# [SHORT PROBLEM]
Set down the data below without change, skipping the pictures it holds.

━━ SOURCE MATERIAL

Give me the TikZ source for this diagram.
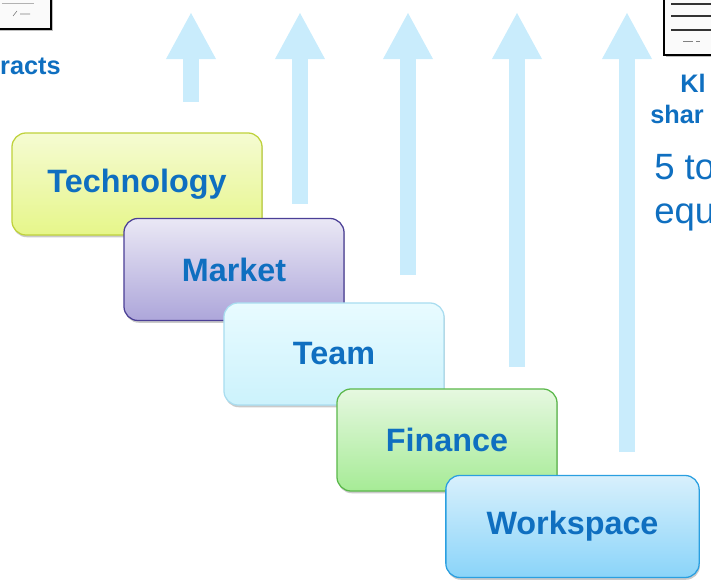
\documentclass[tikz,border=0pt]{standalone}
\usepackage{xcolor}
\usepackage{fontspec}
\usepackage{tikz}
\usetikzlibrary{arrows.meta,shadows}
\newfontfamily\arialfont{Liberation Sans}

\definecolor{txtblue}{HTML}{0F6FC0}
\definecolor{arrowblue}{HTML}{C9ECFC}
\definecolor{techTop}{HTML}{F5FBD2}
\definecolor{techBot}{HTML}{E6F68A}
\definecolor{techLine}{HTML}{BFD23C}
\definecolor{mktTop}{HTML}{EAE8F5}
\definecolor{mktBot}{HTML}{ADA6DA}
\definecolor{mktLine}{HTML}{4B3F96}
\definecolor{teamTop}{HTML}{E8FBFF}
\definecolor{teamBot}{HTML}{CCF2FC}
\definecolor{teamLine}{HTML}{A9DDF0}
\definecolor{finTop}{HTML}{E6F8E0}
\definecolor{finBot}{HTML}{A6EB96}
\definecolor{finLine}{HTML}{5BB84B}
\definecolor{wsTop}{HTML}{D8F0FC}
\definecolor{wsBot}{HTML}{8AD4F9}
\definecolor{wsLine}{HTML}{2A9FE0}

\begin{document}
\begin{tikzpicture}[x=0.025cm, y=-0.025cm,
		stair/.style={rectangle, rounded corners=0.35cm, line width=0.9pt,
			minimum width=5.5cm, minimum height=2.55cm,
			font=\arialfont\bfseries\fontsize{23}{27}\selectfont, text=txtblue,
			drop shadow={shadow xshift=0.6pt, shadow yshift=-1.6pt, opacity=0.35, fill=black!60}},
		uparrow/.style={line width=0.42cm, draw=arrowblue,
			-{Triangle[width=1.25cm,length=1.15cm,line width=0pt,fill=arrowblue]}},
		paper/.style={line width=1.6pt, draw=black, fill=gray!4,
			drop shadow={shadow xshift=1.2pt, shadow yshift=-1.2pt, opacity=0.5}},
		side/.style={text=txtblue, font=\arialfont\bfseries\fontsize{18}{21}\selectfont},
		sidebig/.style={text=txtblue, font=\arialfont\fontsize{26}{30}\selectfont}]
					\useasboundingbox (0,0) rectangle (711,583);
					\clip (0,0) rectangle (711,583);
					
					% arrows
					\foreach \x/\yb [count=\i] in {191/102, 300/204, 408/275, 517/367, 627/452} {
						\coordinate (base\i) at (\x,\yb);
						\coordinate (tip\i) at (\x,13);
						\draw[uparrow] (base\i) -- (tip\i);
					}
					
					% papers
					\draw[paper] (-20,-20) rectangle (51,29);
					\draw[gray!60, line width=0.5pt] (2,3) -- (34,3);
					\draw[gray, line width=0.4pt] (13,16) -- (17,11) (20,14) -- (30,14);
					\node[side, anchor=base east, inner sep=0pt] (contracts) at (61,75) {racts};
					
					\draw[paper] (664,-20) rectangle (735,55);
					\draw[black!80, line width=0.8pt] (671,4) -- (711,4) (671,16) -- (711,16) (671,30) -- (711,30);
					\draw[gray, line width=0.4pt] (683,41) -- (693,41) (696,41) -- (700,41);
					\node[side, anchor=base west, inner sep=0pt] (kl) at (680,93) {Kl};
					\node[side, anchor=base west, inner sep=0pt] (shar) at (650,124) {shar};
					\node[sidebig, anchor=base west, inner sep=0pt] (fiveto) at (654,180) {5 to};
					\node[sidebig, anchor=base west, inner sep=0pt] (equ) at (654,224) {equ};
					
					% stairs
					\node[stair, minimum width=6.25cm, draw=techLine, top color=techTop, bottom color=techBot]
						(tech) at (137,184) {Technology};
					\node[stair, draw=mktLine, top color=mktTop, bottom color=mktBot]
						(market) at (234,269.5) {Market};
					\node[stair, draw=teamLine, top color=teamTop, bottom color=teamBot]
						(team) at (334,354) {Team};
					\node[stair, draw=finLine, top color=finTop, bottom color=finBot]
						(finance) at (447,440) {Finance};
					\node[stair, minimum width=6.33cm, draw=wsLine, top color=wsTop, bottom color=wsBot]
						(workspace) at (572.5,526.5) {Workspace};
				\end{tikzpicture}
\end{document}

━━━━

# [REPLY]
Give me the TikZ source for this diagram.
\documentclass[tikz,border=0pt]{standalone}
\usepackage{xcolor}
\usepackage{fontspec}
\usepackage{tikz}
\usetikzlibrary{arrows.meta,shadows}
\newfontfamily\arialfont{Liberation Sans}

\definecolor{txtblue}{HTML}{0F6FC0}
\definecolor{arrowblue}{HTML}{C9ECFC}
\definecolor{techTop}{HTML}{F5FBD2}
\definecolor{techBot}{HTML}{E6F68A}
\definecolor{techLine}{HTML}{BFD23C}
\definecolor{mktTop}{HTML}{EAE8F5}
\definecolor{mktBot}{HTML}{ADA6DA}
\definecolor{mktLine}{HTML}{4B3F96}
\definecolor{teamTop}{HTML}{E8FBFF}
\definecolor{teamBot}{HTML}{CCF2FC}
\definecolor{teamLine}{HTML}{A9DDF0}
\definecolor{finTop}{HTML}{E6F8E0}
\definecolor{finBot}{HTML}{A6EB96}
\definecolor{finLine}{HTML}{5BB84B}
\definecolor{wsTop}{HTML}{D8F0FC}
\definecolor{wsBot}{HTML}{8AD4F9}
\definecolor{wsLine}{HTML}{2A9FE0}

\begin{document}
\begin{tikzpicture}[x=0.025cm, y=-0.025cm,
		stair/.style={rectangle, rounded corners=0.35cm, line width=0.9pt,
			minimum width=5.5cm, minimum height=2.55cm,
			font=\arialfont\bfseries\fontsize{23}{27}\selectfont, text=txtblue,
			drop shadow={shadow xshift=0.6pt, shadow yshift=-1.6pt, opacity=0.35, fill=black!60}},
		uparrow/.style={line width=0.42cm, draw=arrowblue,
			-{Triangle[width=1.25cm,length=1.15cm,line width=0pt,fill=arrowblue]}},
		paper/.style={line width=1.6pt, draw=black, fill=gray!4,
			drop shadow={shadow xshift=1.2pt, shadow yshift=-1.2pt, opacity=0.5}},
		side/.style={text=txtblue, font=\arialfont\bfseries\fontsize{18}{21}\selectfont},
		sidebig/.style={text=txtblue, font=\arialfont\fontsize{26}{30}\selectfont}]
					\useasboundingbox (0,0) rectangle (711,583);
					\clip (0,0) rectangle (711,583);
					
					% arrows
					\foreach \x/\yb [count=\i] in {191/102, 300/204, 408/275, 517/367, 627/452} {
						\coordinate (base\i) at (\x,\yb);
						\coordinate (tip\i) at (\x,13);
						\draw[uparrow] (base\i) -- (tip\i);
					}
					
					% papers
					\draw[paper] (-20,-20) rectangle (51,29);
					\draw[gray!60, line width=0.5pt] (2,3) -- (34,3);
					\draw[gray, line width=0.4pt] (13,16) -- (17,11) (20,14) -- (30,14);
					\node[side, anchor=base east, inner sep=0pt] (contracts) at (61,75) {racts};
					
					\draw[paper] (664,-20) rectangle (735,55);
					\draw[black!80, line width=0.8pt] (671,4) -- (711,4) (671,16) -- (711,16) (671,30) -- (711,30);
					\draw[gray, line width=0.4pt] (683,41) -- (693,41) (696,41) -- (700,41);
					\node[side, anchor=base west, inner sep=0pt] (kl) at (680,93) {Kl};
					\node[side, anchor=base west, inner sep=0pt] (shar) at (650,124) {shar};
					\node[sidebig, anchor=base west, inner sep=0pt] (fiveto) at (654,180) {5 to};
					\node[sidebig, anchor=base west, inner sep=0pt] (equ) at (654,224) {equ};
					
					% stairs
					\node[stair, minimum width=6.25cm, draw=techLine, top color=techTop, bottom color=techBot]
						(tech) at (137,184) {Technology};
					\node[stair, draw=mktLine, top color=mktTop, bottom color=mktBot]
						(market) at (234,269.5) {Market};
					\node[stair, draw=teamLine, top color=teamTop, bottom color=teamBot]
						(team) at (334,354) {Team};
					\node[stair, draw=finLine, top color=finTop, bottom color=finBot]
						(finance) at (447,440) {Finance};
					\node[stair, minimum width=6.33cm, draw=wsLine, top color=wsTop, bottom color=wsBot]
						(workspace) at (572.5,526.5) {Workspace};
				\end{tikzpicture}
\end{document}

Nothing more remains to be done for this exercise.